The Limitations of Cellular Data

It’s hard these days to find anybody that is satisfied with the quality of data received over cellphones. A research report published by Aptelligent late last year showed that the US placed 10th in the world in overall cellular network performance, measured by the combination of reliability and speed. We all know that sometimes cellphone data is adequate, but can suddenly deteriorate to where you can’t load simple web pages. There are a number of factors baked into the cellular architecture that contribute to data performance. Following are a few of the key factors:

Data Power Drop-off. Cellular networks, by design, assume a massive drop-off of data speeds with distance. I don’t think most people understand how drastic the power curve is. Cellular companies show us bars to indicate the power of our connections – but these bars are not telling us a true story. The cellular architecture has a 100:1 data rate ratio from cell tower to the edge of the delivery area (generally a few miles). To provide an example, this means that if a cell site if designed to deliver 10 Mbps at the cell tower, that it will deliver only 1 Mbps at the mid-point of the cell tower range and only 0.1 Mbps at the edge.

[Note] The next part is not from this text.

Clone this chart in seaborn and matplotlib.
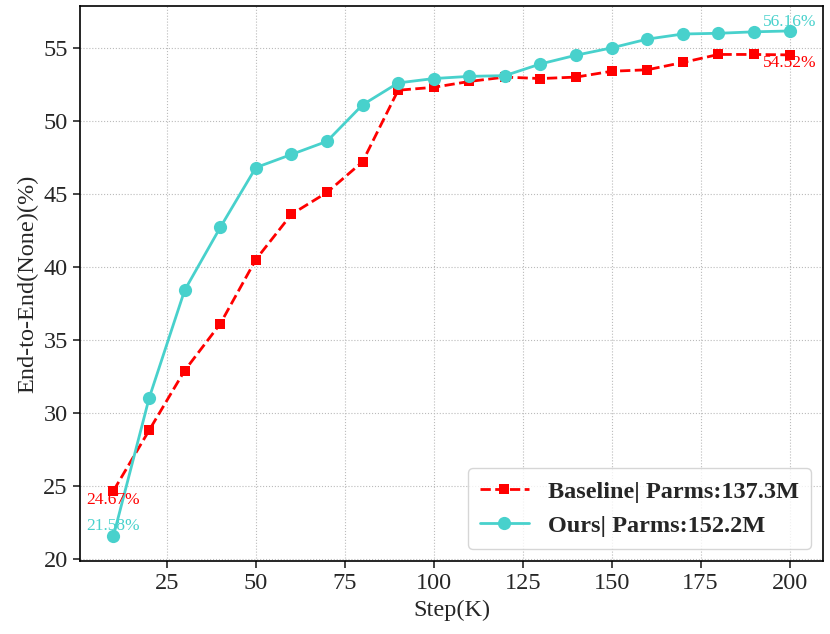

Shape of the Cellular Footprint. It’s easy to think that there are nice concentric circles of cellphone signals propagating around cell towers. But nothing could be farther from the truth. If you go around any cell site and measure and plot the strength of signals you will find that the footprint of a cell tower looks a lot more like an amoeba, with the signal in some directions traveling a relatively short distance while in others it might travel much farther. If these footprints were static then engineers could design around the vagaries at a given cell site. But the footprint can change quite dramatically according to temperature, humidity and even the number of users concentrated in one portion of the footprint. This is why the delivery of broadcast wireless services is always going to more an art than a science, because the delivery footprint is constantly shifting, in many cases dramatically.

Proliferation of Antennas. Modern cellular networks have improved performance by significantly increasing the number of transmitting antennas on a cell tower (and also more receiving antennas in cell phones). This use of MIMO (multiple input, multiple-output) has produced a significant improvement for customers who are able to gain simultaneous signal from more than one transmitter. But there are two consequences of MIMO that actually decrease performance for some users. First, MIMO largely benefits those that are closest to the cell tower, and that means there are fewer quality connections available for those farther away from the cell tower. Second, MIMO has a secondary characteristic in that MIMO works best using cellular channels that are not-adjacent. And during time of heavy cellular usage this has the result of improving the signal strength in the MIMO channels but decreasing the strength of the other channels, again decreasing quality for customers that grab the weaker channels.

Impaired Hand Offs. Mobility is enabled in a cellular network when a customer is handed off from one cell site to the next while traveling. MIMO and other techniques that increase the signal to a given customer then make it more difficult for that customer to be handed to the next cell site. Hand offs were relatively error free when customers received a one channel signal from one transmitter, but now the quality of hand offs from one cell site to another can vary dramatically, resulting in more disconnects or drastic swings in the strength of connections.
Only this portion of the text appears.